Giving monsters reactions with different triggers explicitly opens up design space for them to make the monsters more interesting to run as a referee and fight as a player. It makes the feature more versatile and useful.

OAs ensure that combat remains static once people are “locked in” to melee…which makes for incredibly boring fights where everyone stands in the same place for fear of OAs and just boringly hack away at each other until someone dies.
 

Stalker0

Legend
Giving monsters reactions with different triggers explicitly opens up design space for them to make the monsters more interesting to run as a referee and fight as a player. It makes the feature more versatile and useful.
But they have this right now, its not like legendary monster didn't have reactions before. they had reactions for things it made sense to react to, and LAs for mainstay actions. Combining the systems jsut removes the granularity and now the DMs has to juggle a lot more reaction conditions.

If before my LA forgot its reaction because I'm a human dm and forget things, ok not so bad. I would never forget the LAs because those were simple (when monster finishes this turn, check if I want to do an LA, rinse and repeat). But now if I forget the reactions, well then I'm missing out on a huge swath of the monsters power.
 

billd91

Not your screen monkey (he/him)
Giving monsters reactions with different triggers explicitly opens up design space for them to make the monsters more interesting to run as a referee and fight as a player. It makes the feature more versatile and useful.
Doesn't removing legendary actions, which aren't restricted to reactions to specific stimuli, also close down design space? Legendary actions can be pretty much anything.
 

overgeeked

B/X Known World
But they have this right now, its not like legendary monster didn't have reactions before. they had reactions for things it made sense to react to, and LAs for mainstay actions. Combining the systems jsut removes the granularity and now the DMs has to juggle a lot more reaction conditions.
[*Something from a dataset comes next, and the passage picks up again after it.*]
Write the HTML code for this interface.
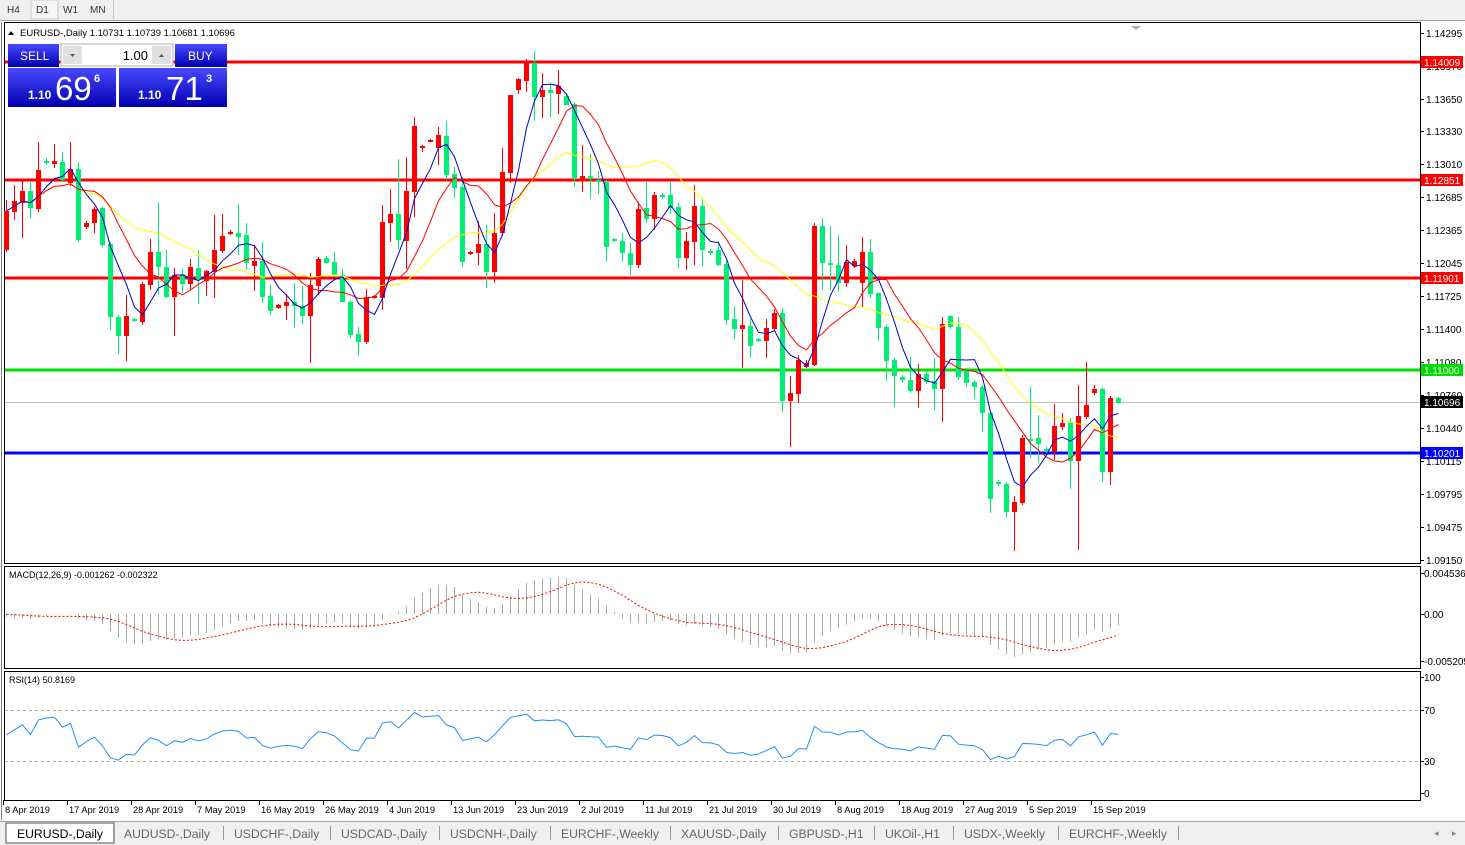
<!DOCTYPE html>
<html><head><meta charset="utf-8">
<style>
html,body{margin:0;padding:0;background:#fff;width:1465px;height:845px;overflow:hidden;font-family:"Liberation Sans",sans-serif}
svg{display:block}
</style></head>
<body>
<svg id="s" width="1465" height="845" xmlns="http://www.w3.org/2000/svg" font-family="Liberation Sans, sans-serif">
</svg>
<script>
var S=document.getElementById('s');var out=[];
function A(x){out.push(x);}
A('<rect x="0" y="0" width="1465" height="20" fill="#f0f0f0"/>');
A('<line x1="0" y1="20.5" x2="1465" y2="20.5" stroke="#a0a0a0"/>');
A('<rect x="31" y="0" width="27" height="19" fill="#f7f7f7" stroke="#c8c8c8"/>');
A('<line x1="113.5" y1="0" x2="113.5" y2="19" stroke="#c8c8c8"/>');
[['H4',7],['D1',36],['W1',63],['MN',90]].forEach(function(t){A('<text x="'+t[1]+'" y="13" font-size="10" fill="#333">'+t[0]+'</text>');});
A('<rect x="4.5" y="22.5" width="1416" height="541" fill="#fff" stroke="#000"/>');
A('<rect x="4.5" y="566.5" width="1416" height="102" fill="#fff" stroke="#000"/>');
A('<rect x="4.5" y="671.5" width="1416" height="129" fill="#fff" stroke="#000"/>');
A('<line x1="1.5" y1="22" x2="1.5" y2="820" stroke="#808080"/>');
var labs=[[1.14295,33],[1.13970,66],[1.13650,99],[1.13330,131],[1.13010,164],[1.12685,197],[1.12365,230],[1.12045,263],[1.11725,296],[1.11400,329],[1.11080,362],[1.10760,395],[1.10440,428],[1.10115,461],[1.09795,494],[1.09475,527],[1.09150,560]];
labs.forEach(function(l){A('<line x1="1420" y1="'+l[1]+'.5" x2="1424" y2="'+l[1]+'.5" stroke="#000"/><text x="1426" y="'+(l[1]+4)+'" font-size="10" fill="#000">'+l[0].toFixed(5)+'</text>');});
A('<line x1="5" y1="402.5" x2="1420" y2="402.5" stroke="#c0c0c0"/>');
[[62,'#ff0000'],[180,'#ff0000'],[278,'#ff0000'],[370,'#00e000'],[453,'#0000ff']].forEach(function(h){A('<rect x="5" y="'+(h[0]-1.5)+'" width="1415" height="3" fill="'+h[1]+'"/>');});
function tag(y,t,c){A('<rect x="1421" y="'+(y-6)+'" width="42" height="12" fill="'+c+'"/><text x="1424" y="'+(y+4)+'" font-size="10" fill="#fff">'+t+'</text>');}
tag(62,'1.14009','#ff0000');tag(180,'1.12851','#ff0000');tag(278,'1.11901','#ff0000');tag(370,'1.11000','#00dd00');tag(402,'1.10696','#000');tag(453,'1.10201','#0000ff');
A('<path d="M1131 26 L1141 26 L1136 30 Z" fill="#b0b0b0"/>');
var D=[[211,250,'r',200,252],[201,212,'r',185,220],[191,203,'r',180,238],[191,208,'g',182,218],[170,209,'r',142,212],[161,163,'g',158,165],[161,164,'r',144,168],[162,180,'g',152,182],[169,183,'r',142,186],[169,240,'g',162,242],
[223,227,'r',221,229],[209,223,'r',207,233],[208,245,'g',206,247],[244,317,'g',242,330],[317,336,'g',315,354],[316,336,'r',295,361],[319,321,'g',318,322],[284,322,'r',282,325],[252,285,'r',239,290],[252,267,'g',202,295],
[267,297,'g',250,298],[275,297,'r',268,336],[274,284,'g',269,293],[267,284,'r',259,289],[268,280,'g',250,304],[271,281,'r',270,296],[250,272,'r',215,298],[236,251,'r',214,253],[232,233,'r',230,235],[233,237,'g',204,255],
[235,263,'g',223,270],[261,266,'r',245,291],[261,297,'g',242,303],[296,311,'g',285,315],[305,308,'r',304,309],[302,306,'r',294,320],[302,306,'g',283,328],[306,316,'g',286,324],[285,316,'r',273,363],[259,286,'r',257,295],
[258,263,'g',256,264],[262,275,'g',252,277],[275,302,'g',269,302],[302,335,'g',300,338],[334,342,'g',327,356],[297,342,'r',289,344],[296,298,'r',295,299],[222,298,'r',205,310],[214,223,'r',189,242],[214,240,'g',159,249],
[191,241,'r',157,269],[126,192,'r',117,217],[146,148,'r',145,152],[140,141,'r',139,142],[135,148,'r',127,165],[136,175,'g',121,180],[174,188,'g',167,198],[187,262,'g',177,267],[252,254,'r',251,255],[244,253,'r',221,265],
[244,272,'g',225,288],[233,272,'r',213,283],[172,233,'r',148,236],[95,173,'r',95,183],[79,90,'r',78,94],[62,81,'r',59,92],[63,97,'g',51,121],[90,97,'r',73,118],[90,93,'g',82,118],[86,94,'r',70,114],
[96,105,'g',93,105],[104,178,'g',102,187],[176,179,'r',145,192],[176,179,'g',154,199],[180,181,'g',171,194],[182,247,'g',180,262],[239,241,'g',238,242],[241,253,'g',233,262],[253,265,'g',243,276],[209,265,'r',202,268],
[208,219,'g',182,223],[195,219,'r',192,230],[195,197,'g',193,199],[195,208,'g',182,214],[207,258,'g',203,268],[241,258,'r',232,270],[206,242,'r',185,265],[206,250,'g',198,266],[251,252,'g',249,255],[250,265,'g',241,266],
[264,320,'g',260,325],[319,329,'g',306,339],[325,329,'r',280,368],[326,346,'g',319,358],[339,341,'g',338,342],[328,341,'r',319,358],[313,329,'r',309,330],[313,401,'g',308,412],[393,401,'r',376,447],[360,394,'r',355,403],
[363,367,'r',360,368],[226,365,'r',223,366],[226,263,'g',218,290],[263,264,'g',226,290],[265,283,'g',235,292],[262,283,'r',245,287],[261,266,'r',259,268],[252,283,'r',237,307],[252,294,'g',239,298],[293,328,'g',310,341],
[327,361,'g',325,381],[360,376,'g',358,407],[377,380,'g',375,383],[380,391,'g',357,393],[374,391,'r',364,408],[374,382,'g',370,384],[381,389,'g',358,410],[324,389,'r',317,422],[316,327,'g',315,329],[327,377,'g',317,380],
[370,383,'g',368,387],[382,387,'g',380,399],[387,413,'g',385,432],[413,499,'g',411,513],[482,484,'g',480,486],[484,512,'g',482,518],[502,512,'r',496,551],[438,503,'r',435,505],[439,440,'g',387,458],[438,444,'g',415,463],
[449,452,'g',447,453],[426,452,'r',404,460],[423,427,'r',413,430],[423,461,'g',418,489],[416,461,'r',385,550],[405,417,'r',362,419],[389,393,'r',385,395],[389,472,'g',388,482],[398,472,'r',396,485],[398,403,'g',397,404]];
var RED='#ff0000',GRN='#00ee76';
var closes=[];
D.forEach(function(d,i){var x=6+8*i;var c=d[2]=='r'?RED:GRN;
 A('<line x1="'+(x+0.5)+'" y1="'+Math.min(d[3],d[0])+'" x2="'+(x+0.5)+'" y2="'+Math.max(d[4],d[1])+'" stroke="'+c+'"/>');
 A('<rect x="'+(x-2)+'" y="'+d[0]+'" width="5" height="'+Math.max(2,d[1]-d[0])+'" fill="'+c+'"/>');
 closes.push(d[2]=='r'?d[0]:d[1]);});
function sma(n,col){var pts=[];for(var i=0;i<closes.length;i++){var s=0,k=0;for(var j=Math.max(0,i-n+1);j<=i;j++){s+=closes[j];k++;}pts.push((6+8*i+0.5)+','+(s/k).toFixed(1));}
 A('<polyline points="'+pts.join(' ')+'" fill="none" stroke="'+col+'" stroke-width="1"/>');}
sma(20,'#ffff00');sma(10,'#ff0000');sma(5,'#0000cc');
function ema(arr,n){var a=2/(n+1),r=[],e=arr[0];for(var i=0;i<arr.length;i++){e=i==0?arr[0]:a*arr[i]+(1-a)*e;r.push(e);}return r;}
var pr=closes.map(function(y){return (1.14295-(y-33)/10243);});
var warm=[];for(var i=0;i<40;i++)warm.push(pr[0]+0.0035);
var full=warm.concat(pr);
var e12=ema(full,12),e26=ema(full,26),m=[];for(i=0;i<full.length;i++)m.push(e12[i]-e26[i]);
var sig=[];for(i=0;i<m.length;i++){var s=0,k=0;for(var j=Math.max(0,i-8);j<=i;j++){s+=m[j];k++;}sig.push(s/k);}
m=m.slice(40);sig=sig.slice(40);
var sp=[];
for(i=0;i<m.length;i++){var x=6+8*i+0.5;var y=614-m[i]*9039;y=Math.max(568,Math.min(667,y));
 A('<line x1="'+x+'" y1="614" x2="'+x+'" y2="'+y.toFixed(1)+'" stroke="#a8a8a8"/>');
 sp.push(x+','+Math.max(568,Math.min(667,614-sig[i]*9039)).toFixed(1));}
A('<polyline points="'+sp.join(' ')+'" fill="none" stroke="#ff0000" stroke-dasharray="2,2"/>');
A('<text x="9" y="578" font-size="9" fill="#000">MACD(12,26,9) -0.001262 -0.002322</text>');
[['0.004536',573],['0.00',614],['-0.005205',661]].forEach(function(l){A('<line x1="1420" y1="'+l[1]+'.5" x2="1424" y2="'+l[1]+'.5" stroke="#000"/><text x="1424" y="'+(l[1]+4)+'" font-size="10">'+l[0]+'</text>');});
var rp=[];var ag=0.0004,al=0.0004;
for(i=0;i<pr.length;i++){var ch=i==0?0:pr[i]-pr[i-1];var g=ch>0?ch:0,l=ch<0?-ch:0;
 ag=(ag*13+g)/14;al=(al*13+l)/14;
 var rsi=al==0?100:100-100/(1+ag/al);
 rp.push((6+8*i+0.5)+','+(793-rsi*1.16).toFixed(1));}
A('<line x1="5" y1="710.5" x2="1420" y2="710.5" stroke="#b0b0b0" stroke-dasharray="3,3"/>');
A('<line x1="5" y1="761.5" x2="1420" y2="761.5" stroke="#b0b0b0" stroke-dasharray="3,3"/>');
A('<polyline points="'+rp.join(' ')+'" fill="none" stroke="#1e90ff"/>');
A('<text x="9" y="683" font-size="9">RSI(14) 50.8169</text>');
[['100',677],['70',710],['30',761],['0',793]].forEach(function(l){A('<line x1="1420" y1="'+l[1]+'.5" x2="1424" y2="'+l[1]+'.5" stroke="#000"/><text x="1424" y="'+(l[1]+4)+'" font-size="10">'+l[0]+'</text>');});
var dts=['8 Apr 2019','17 Apr 2019','28 Apr 2019','7 May 2019','16 May 2019','26 May 2019','4 Jun 2019','13 Jun 2019','23 Jun 2019','2 Jul 2019','11 Jul 2019','21 Jul 2019','30 Jul 2019','8 Aug 2019','18 Aug 2019','27 Aug 2019','5 Sep 2019','15 Sep 2019'];
dts.forEach(function(t,i){var x=5+64*i;A('<line x1="'+(x-1.5)+'" y1="800" x2="'+(x-1.5)+'" y2="805" stroke="#000"/><text x="'+x+'" y="813" font-size="9.3">'+t+'</text>');});
A('<path d="M8 35 L14 35 L11 31 Z" fill="#000"/><text x="20" y="36" font-size="9.5">EURUSD-,Daily  1.10731 1.10739 1.10681 1.10696</text>');
A('<defs><linearGradient id="bg" x1="0" y1="0" x2="0" y2="1"><stop offset="0" stop-color="#4848ff"/><stop offset="1" stop-color="#0000b0"/></linearGradient></defs>');
A('<rect x="8" y="44" width="51" height="23" fill="url(#bg)"/><text x="20" y="60" font-size="12" fill="#fff">SELL</text>');
A('<rect x="175" y="44" width="52" height="23" fill="url(#bg)"/><text x="188" y="60" font-size="12" fill="#fff">BUY</text>');
A('<rect x="61" y="44" width="112" height="22" fill="#fff" stroke="#b0b0b0"/><rect x="63" y="46" width="19" height="18" fill="#e0e0e0"/><rect x="152" y="46" width="19" height="18" fill="#e0e0e0"/><path d="M70 54 L75 54 L72.5 57Z" fill="#556"/><path d="M159 57 L164 57 L161.5 54Z" fill="#556"/><text x="148" y="60" font-size="13" text-anchor="end">1.00</text>');
A('<rect x="8" y="68" width="108" height="39" fill="url(#bg)"/><rect x="119" y="68" width="108" height="39" fill="url(#bg)"/>');
A('<text x="28" y="99" font-size="12" fill="#fff" font-weight="bold">1.10</text><text x="55" y="100" font-size="33" fill="#fff">69</text><text x="94" y="82" font-size="11" fill="#fff" font-weight="bold">6</text>');
A('<text x="138" y="99" font-size="12" fill="#fff" font-weight="bold">1.10</text><text x="166" y="100" font-size="33" fill="#fff">71</text><text x="206" y="82" font-size="11" fill="#fff" font-weight="bold">3</text>');
A('<rect x="0" y="821" width="1465" height="24" fill="#f0f0f0"/><line x1="0" y1="821.5" x2="1465" y2="821.5" stroke="#a0a0a0"/>');
A('<rect x="6" y="823" width="108" height="20" fill="#fff" stroke="#555"/>');
var tabs=[['EURUSD-,Daily',17],['AUDUSD-,Daily',124],['USDCHF-,Daily',234],['USDCAD-,Daily',341],['USDCNH-,Daily',450],['EURCHF-,Weekly',561],['XAUUSD-,Daily',681],['GBPUSD-,H1',789],['UKOil-,H1',885],['USDX-,Weekly',964],['EURCHF-,Weekly',1069]];
tabs.forEach(function(t,i){A('<text x="'+t[1]+'" y="838" font-size="12.2" fill="'+(i==0?'#000':'#666')+'">'+t[0]+'</text>');if(i>0)A('<line x1="'+(t[1]-10.5)+'" y1="826" x2="'+(t[1]-10.5)+'" y2="840" stroke="#999"/>');});
A('<line x1="1178.5" y1="826" x2="1178.5" y2="840" stroke="#999"/><text x="1434" y="836" font-size="9" fill="#888">◂</text><text x="1452" y="836" font-size="9" fill="#888">▸</text>');
S.innerHTML=out.join('');
</script>
</body></html>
If before my LA forgot its reaction because I'm a human dm and forget things, ok not so bad. I would never forget the LAs because those were simple (when monster finishes this turn, check if I want to do an LA, rinse and repeat). But now if I forget the reactions, well then I'm missing out on a huge swath of the monsters power.
So give your solo monsters a number of attacks equal to the number of PCs they’re facing. And count those “reactions” as just any other action by removing the trigger. It’s really not that hard.
 

It also means that most boss monsters will never take OAs....I mean why consume your reaction on a simple attack when you get all the coolness of these super reactions. Conditions generally remove actions and reactions as well, so no real change there.
I am interested in the new design. However, I did notice that there is no Opportunity Attack reaction in the Time Dragon statblock. While I assume that OA reactions will be covered at the beginning of the Monster Manual, I'm curious how they will word which "Actions" can be used for an Opportunity Attack. Are we to assume that it is the "Rend" action in the case of the Time Dragon?